CVS of Woonsocket, R.I., is purchasing about 700 stand-alone Sav- on and Osco Drugstores and a distribution center in La Habra, Calif., for $2.93 billion in cash. It will also acquire real estate interests in the drug stores for $1 billion.

The other purchasers, led by Cerberus Capital Management, will acquire 655 stores in Dallas/Fort Worth, California, Florida, the Rocky Mountains and the Southwest. The group plans to operate the stores under the Albertsons name.

Larry Johnston, chairman, CEO and president of Albertsons, said the sale "increases shareholder value by capturing strong value for the ongoing business enterprise, monetizing valuable real estate assets, and affording shareowners the opportunity to benefit from a substantial continuing ownership interest in a powerful, growing and vibrant new company."

Following the transaction, approximately 65 percent of the new Supervalu will be held by existing Supervalu stockholders, and approximately 35 percent will be held by Albertsons stockholders.

The purchase has been approved by the boards of all the companies involved. If shareholders and regulators also approve, Supervalu sales will expand from $19.5 billion in 2005 to a projected $44 billion for fiscal 2006.

That growth will be manageable because Supervalu only bought into markets where Albertsons was number one or two in market share, said Jeff Noddle, Supervalu chairman and CEO. "That growth infrastructure is in place," he said.

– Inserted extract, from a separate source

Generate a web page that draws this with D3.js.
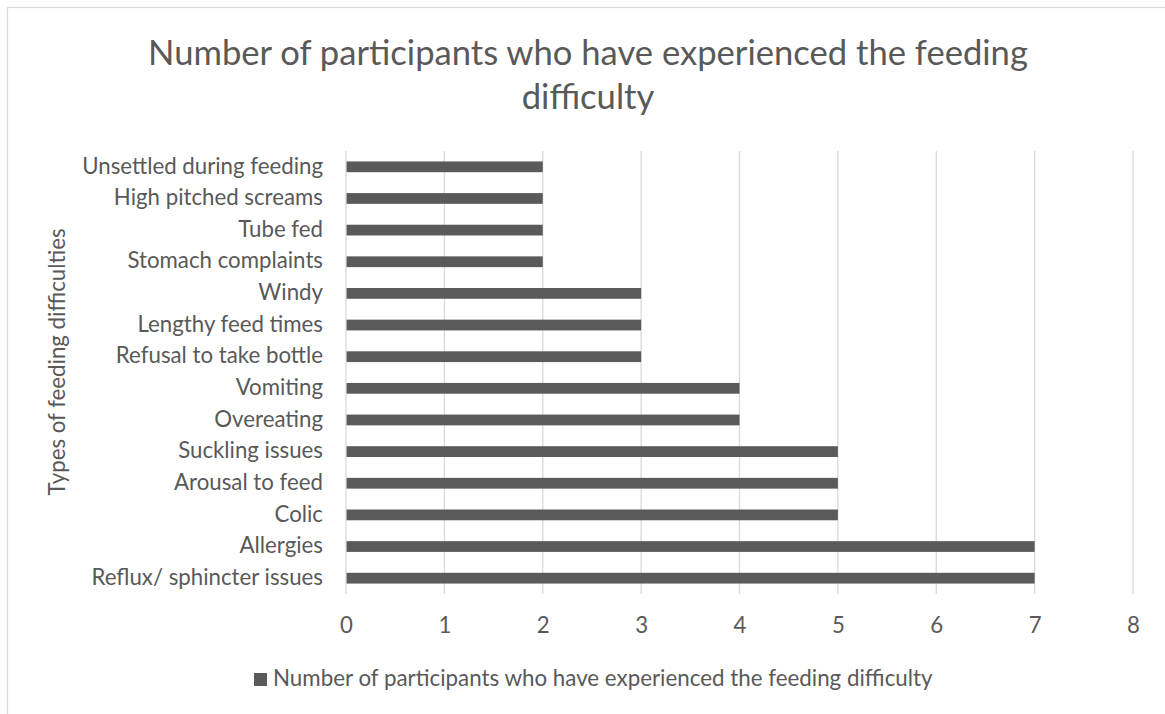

Supervalu's new stores will retain their old brand names and will be managed regionally. "We believe that local people know their local customers," Noddle said. "People in Chicago are going to make the decisions for the people in Chicago."

He said the company's predictions indicate the combined operations will generate enough cash flow to steadily pay down the new debt, although he expected Supervalu's credit rating to be downgraded in the short term.

"We are going to do the same things going forward that we did in the last five years to de-leverage the company," he said. "We enter this very confident, and I think we have a fairly good reputation for managing these things."

Supervalu spokeswoman Yolanda Scharton said the purchase will expand the company beyond its current base in the East, Southeast and Midwest. "With all this, it's all states, coast-to-coast and border-to-border," she said.

The company currently employs about 57,000 people. The Albertsons properties in the deal have about 144,000 workers. She said it was too soon to say how many of them would remain with the combined companies, but added, "we believe the vast majority of these employees will remain with us."

Already the largest drug store chain in the nation, CVS said it will operate 6,100 stores across 42 states and the District of Columbia after the deal closes, which is expected this summer.

Dave Rickard, chief financial officer of CVS, said about 350 of those stores were in prime locations in California, which would have taken decades to acquire piecemeal. As it stands, the company will have access to an area that is growing fast, aging and relatively wealthy and at what it considered a good price. "It's just a terrific demographic for us," he said.

Rickard said the company will gain about 27,000 employees on top of its existing 180,000. Rickard said he expected CVS would retain most of them.